Source: www.statnews.com
Author: Michael D. Becker

In an era of $500,000 cancer treatments, you’d expect a vaccine series that costs about $300 and helps prevent several types of cancer to be popular with physicians, insurers, and consumers. It’s not, and, as a result, people are dying. I should know — I’m one of them.

The human papillomavirus (HPV) can cause changes in the body that lead to six cancers: cervical, vaginal, and vulvar cancer in women; penile cancer in men; and anal cancer in both women and men. It can also cause oropharyngeal cancer — cancer in the back of the throat, including the base of the tongue and tonsils — in both sexes. In the U.S., approximately 30,000 new cancers attributable to HPV are diagnosed each year.

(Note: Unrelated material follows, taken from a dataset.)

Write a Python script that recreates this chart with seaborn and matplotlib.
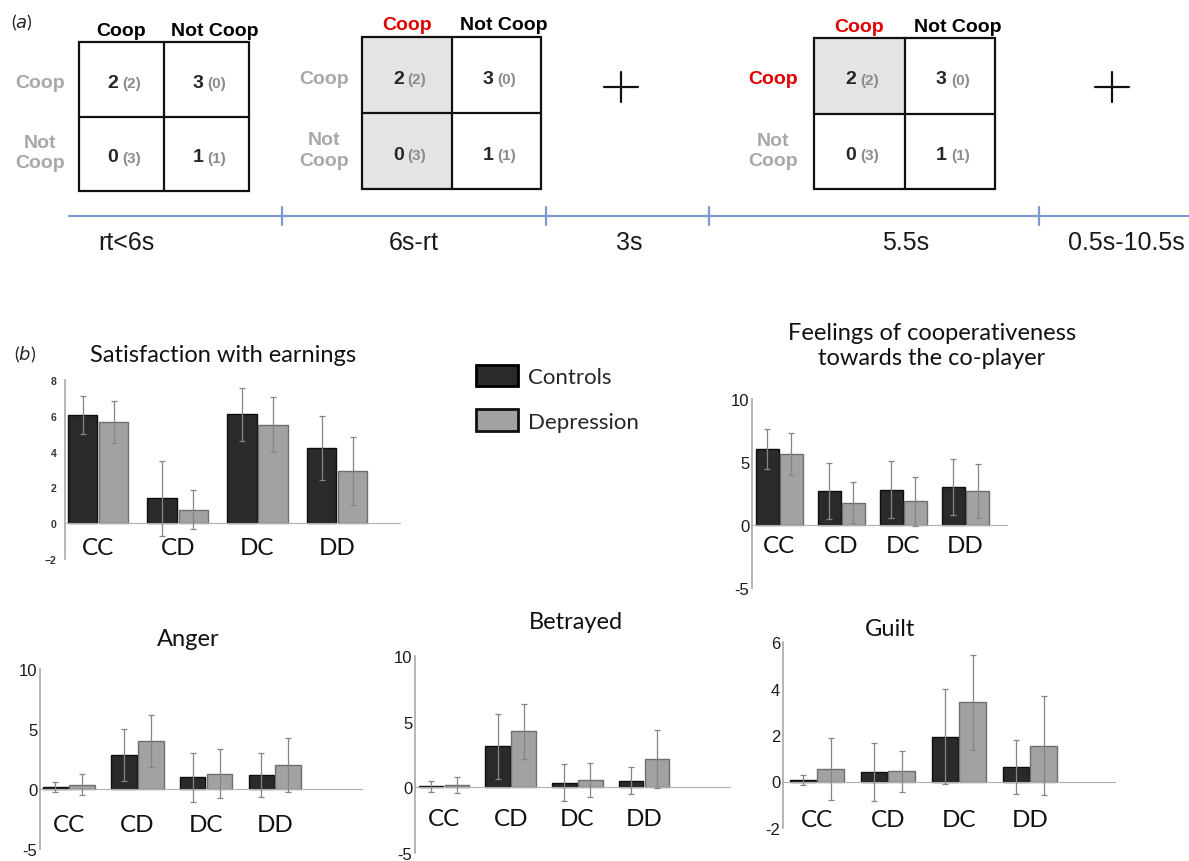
import numpy as np
import pandas as pd
import matplotlib
matplotlib.use("Agg")
import matplotlib.pyplot as plt
import seaborn as sns
from matplotlib.patches import Rectangle, Patch

# =============================================================================
# DATA
# =============================================================================

conditions = ['CC', 'CD', 'DC', 'DD']
groups = ['Controls', 'Depression']

# payoff matrix shown in panel (a): own payoff, (co-player payoff)
own_payoff = [[2, 3], [0, 1]]
other_payoff = [[2, 0], [3, 1]]
choices = ['Coop', 'Not Coop']
durations = ['rt<6s', '6s-rt', '3s', '5.5s', '0.5s-10.5s']

satisfaction_ctrl = [6.05, 1.40, 6.08, 4.20]
satisfaction_dep = [5.63, 0.76, 5.50, 2.89]
satisfaction_err_ctrl = [1.05, 2.10, 1.50, 1.80]
satisfaction_err_dep = [1.17, 1.10, 1.55, 1.90]

feelings_ctrl = [6.04, 2.69, 2.79, 3.00]
feelings_dep = [5.64, 1.78, 1.89, 2.71]
feelings_err_ctrl = [1.60, 2.20, 2.25, 2.20]
feelings_err_dep = [1.70, 1.65, 1.95, 2.15]

anger_ctrl = [0.19, 2.83, 0.97, 1.17]
anger_dep = [0.36, 4.00, 1.28, 2.03]
anger_err_ctrl = [0.40, 2.20, 2.07, 1.80]
anger_err_dep = [0.90, 2.20, 2.05, 2.25]

betrayed_ctrl = [0.08, 3.11, 0.34, 0.52]
betrayed_dep = [0.18, 4.28, 0.55, 2.15]
betrayed_err_ctrl = [0.40, 2.50, 1.40, 1.05]
betrayed_err_dep = [0.60, 2.10, 1.30, 2.20]

guilt_ctrl = [0.06, 0.41, 1.93, 0.63]
guilt_dep = [0.52, 0.44, 3.40, 1.53]
guilt_err_ctrl = [0.22, 1.25, 2.03, 1.15]
guilt_err_dep = [1.33, 0.88, 2.06, 2.13]

# =============================================================================
# STYLE
# =============================================================================

sns.set_style('white')
plt.rcParams['font.family'] = ['Lato', 'DejaVu Sans']

W, H = 1189, 862
DARK = '#2a2a2a'
GREY = '#a2a2a2'
LGREY = '#a8a8a8'
RED = '#e00000'
BLUE = '#7b9bd1'
ARIAL = ['Liberation Sans', 'DejaVu Sans']

fig = plt.figure(figsize=(W / 100, H / 100), dpi=100)


def rect(l, r, t, b):
    return [l / W, 1 - b / H, (r - l) / W, (b - t) / H]


# =============================================================================
# PANEL (a): trial timeline with payoff matrices
# =============================================================================

ax0 = fig.add_axes([0, 0, 1, 1])
ax0.set_xlim(0, W)
ax0.set_ylim(H, 0)
ax0.axis('off')

ax0.text(22, 23, r'($\mathit{a}$)', fontsize=13, ha='center', va='center')

matrices = [
    dict(box=(79, 249, 43, 192), hy=31, rx=40, shaded=[], red_col=False, red_row=False),
    dict(box=(362, 541, 38, 190), hy=25, rx=324, shaded=[(0, 0), (1, 0)], red_col=True, red_row=False),
    dict(box=(814, 995, 39, 190), hy=27, rx=773, shaded=[(0, 0)], red_col=True, red_row=True),
]

for m in matrices:
    l, r, t, b = m['box']
    cx = [(l + (l + r) / 2) / 2, ((l + r) / 2 + r) / 2]
    cy = [(t + (t + b) / 2) / 2, ((t + b) / 2 + b) / 2]
    xs = [l, (l + r) / 2, r]
    ys = [t, (t + b) / 2, b]
    for (i, j) in m['shaded']:
        ax0.add_patch(Rectangle((xs[j], ys[i]), xs[j + 1] - xs[j], ys[i + 1] - ys[i],
                                facecolor='#e4e4e4', edgecolor='none', zorder=1))
    ax0.add_patch(Rectangle((l, t), r - l, b - t, fill=False, edgecolor='#111111', lw=1.6, zorder=2))
    ax0.plot([xs[1], xs[1]], [t, b], color='#111111', lw=1.6, zorder=2)
    ax0.plot([l, r], [ys[1], ys[1]], color='#111111', lw=1.6, zorder=2)
    # column headers (co-player choice)
    ax0.text(cx[0], m['hy'], choices[0], fontsize=14, fontweight='bold', family=ARIAL,
             color=RED if m['red_col'] else 'black', ha='center', va='center')
    ax0.text(cx[1] + 8, m['hy'], choices[1], fontsize=14, fontweight='bold', family=ARIAL,
             color='black', ha='center', va='center')
    # row headers (own choice)
    ax0.text(m['rx'], cy[0] + 3, choices[0], fontsize=14, fontweight='bold', family=ARIAL,
             color=RED if m['red_row'] else LGREY, ha='center', va='center')
    ax0.text(m['rx'], cy[1] - 1, 'Not\nCoop', fontsize=14, fontweight='bold', family=ARIAL,
             color=LGREY, ha='center', va='center', linespacing=1.25)
    for i in range(2):
        for j in range(2):
            ax0.text(cx[j] - 3, cy[i] + 3, str(own_payoff[i][j]), fontsize=14, fontweight='bold',
                     family=ARIAL, ha='right', va='center', zorder=3)
            ax0.text(cx[j] + 1, cy[i] + 4, '(%d)' % other_payoff[i][j], fontsize=11, fontweight='bold',
                     family=ARIAL, color='#8c8c8c', ha='left', va='center', zorder=3)

# fixation crosses
for px in [621, 1112]:
    ax0.plot([px - 17, px + 17], [88, 88], color='#111111', lw=1.6)
    ax0.plot([px, px], [73, 103], color='#111111', lw=1.6)

# timeline
ax0.plot([69, W], [217, 217], color=BLUE, lw=1.6)
for tx in [282, 546, 709, 1039]:
    ax0.plot([tx, tx], [208, 226], color=BLUE, lw=1.6)
for lx, lab in zip([126, 414, 629, 906, 1126], durations):
    ax0.text(lx, 243, lab, fontsize=18, family=ARIAL, ha='center', va='center', color='#1a1a1a')

ax0.text(25, 355, r'($\mathit{b}$)', fontsize=13, ha='center', va='center')

# =============================================================================
# PANEL (b): ratings per outcome
# =============================================================================

panels = [
    dict(title='Satisfaction with earnings', ctrl=satisfaction_ctrl, dep=satisfaction_dep,
         ec=satisfaction_err_ctrl, ed=satisfaction_err_dep, pos=(65, 400, 381, 560),
         ylim=(-2, 8), yticks=[-2, 0, 2, 4, 6, 8], xlim=(-0.415, 3.79), title_xy=(223, 355),
         small=True, pad=10),
    dict(title='Feelings of cooperativeness\ntowards the co-player', ctrl=feelings_ctrl, dep=feelings_dep,
         ec=feelings_err_ctrl, ed=feelings_err_dep, pos=(752, 1007, 400, 589),
         ylim=(-5, 10), yticks=[-5, 0, 5, 10], xlim=(-0.438, 3.67), title_xy=(932, 346),
         small=False, pad=7),
    dict(title='Anger', ctrl=anger_ctrl, dep=anger_dep, ec=anger_err_ctrl, ed=anger_err_dep,
         pos=(40, 362, 670, 850), ylim=(-5, 10), yticks=[-5, 0, 5, 10], xlim=(-0.419, 4.27),
         title_xy=(188, 640), small=False, pad=18),
    dict(title='Betrayed', ctrl=betrayed_ctrl, dep=betrayed_dep, ec=betrayed_err_ctrl, ed=betrayed_err_dep,
         pos=(415, 730, 657, 854), ylim=(-5, 10), yticks=[-5, 0, 5, 10], xlim=(-0.435, 4.29),
         title_xy=(576, 623), small=False, pad=15),
    dict(title='Guilt', ctrl=guilt_ctrl, dep=guilt_dep, ec=guilt_err_ctrl, ed=guilt_err_dep,
         pos=(783, 1115, 643, 829), ylim=(-2, 6), yticks=[-2, 0, 2, 4, 6], xlim=(-0.475, 4.2),
         title_xy=(890, 630), small=False, pad=20),
]

for p in panels:
    ax = fig.add_axes(rect(*p['pos']))
    df = pd.DataFrame({
        'condition': conditions * 2,
        'group': [groups[0]] * 4 + [groups[1]] * 4,
        'mean': p['ctrl'] + p['dep'],
    })
    sns.barplot(data=df, x='condition', y='mean', hue='group', palette=[DARK, GREY],
                width=0.78, gap=0.05, errorbar=None, legend=False, linewidth=1, ax=ax, zorder=2)
    for cont, errs, edge in zip(ax.containers, [p['ec'], p['ed']], ['#0d0d0d', '#6e6e6e']):
        for bar in cont:
            bar.set_edgecolor(edge)
        xs = [bar.get_x() + bar.get_width() / 2 for bar in cont]
        ys = [bar.get_height() for bar in cont]
        ax.errorbar(xs, ys, yerr=errs, fmt='none', ecolor='#858585', elinewidth=0.9,
                    capsize=2.5, capthick=0.9, zorder=3)

    ax.set_xlim(*p['xlim'])
    ax.set_ylim(*p['ylim'])
    ax.set_yticks(p['yticks'])
    ax.set_xlabel('')
    ax.set_ylabel('')
    for s in ['top', 'right']:
        ax.spines[s].set_visible(False)
    ax.spines['bottom'].set_position(('data', 0))
    ax.spines['bottom'].set_color('#b0b0b0')
    ax.spines['left'].set_color('#a0a0a0')
    ax.spines['left'].set_linewidth(1.1)
    ax.patch.set_alpha(0)

    ax.tick_params(axis='x', length=0, pad=p['pad'])
    for lab in ax.get_xticklabels():
        lab.set_fontsize(17.5)
        lab.set_family(['Lato', 'DejaVu Sans'])
        lab.set_color('#111111')
    if p['small']:
        ax.tick_params(axis='y', length=0, pad=6)
        for lab in ax.get_yticklabels():
            lab.set_fontsize(7.5)
            lab.set_fontweight('bold')
            lab.set_family(ARIAL)
            lab.set_color('#333333')
    else:
        ax.tick_params(axis='y', length=0, pad=2)
        ax.set_yticklabels([str(v) for v in p['yticks']])
        for lab in ax.get_yticklabels():
            lab.set_fontsize(12)
            lab.set_family(ARIAL)
            lab.set_color('#1a1a1a')

    tx, ty = p['title_xy']
    fig.text(tx / W, 1 - ty / H, p['title'], fontsize=17, ha='center', va='center',
             linespacing=1.25, color='#111111')

# legend
handles = [Patch(facecolor=DARK, edgecolor='black', lw=2),
           Patch(facecolor=GREY, edgecolor='#111111', lw=2)]
fig.legend(handles, groups, loc='upper left', bbox_to_anchor=(476 / W, 1 - 366 / H),
           frameon=False, fontsize=16, handlelength=1.9, handleheight=1.1,
           handletextpad=0.45, labelspacing=1.0, borderpad=0, borderaxespad=0)

fig.savefig('out.png', dpi=100)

In 2006, the first vaccine became available to protect against HPV infection. I was 38 years old at the time, well above the upper age limit of 26 the Centers for Disease Control and Prevention recommends for getting the vaccine. Ideally it should be given before the teen years, but can be given up to age 26.

Uptake of the HPV vaccine in the U.S. is abysmal, with just 49 percent of girls and 37 percent of boys having received the recommended HPV vaccination series.

Individuals who oppose the use of vaccines argue that safety concerns should preclude the use of the HPV vaccine. I disagree. The safety and effectiveness of this vaccine to protect against cancer-causing strains of the HPV virus have been unquestionably proven. Others point to side effects of the HPV vaccine as a reason not to vaccinate young Americans. These may include pain, swelling, redness, itching, bruising, bleeding, or a lump at the injection site as well as headache, fever, nausea, dizziness, tiredness, diarrhea, abdominal pain, and sore throat. Most people who get the vaccine experience no side effects from it other than the pain that accompanies most shots.

Missing from the discussion are the risks of not getting the vaccine. As someone with HPV-related oropharyngeal cancer, I can describe a few of them. And I can say with certainty I would gladly have experienced any of the vaccine-related side effects rather than the dozen or so “side effects” of the cancer and its treatment that I’m living with. I’ve illustrated them on the image below.

Some of these side effects, like hair loss, aren’t hazardous. Others are. I’ve spent time in an intensive care unit for my rapid heart rate, and have had to go to the emergency department several times for my pleural effusion and other issues. All of these pale beside the biggest “side effect” — a terminal disease that will eventually take my life.

I urge all parents to talk to your child’s doctor about the HPV vaccine. I wish my parents had that opportunity when I was young, as it could have prevented the cancer that’s killing me.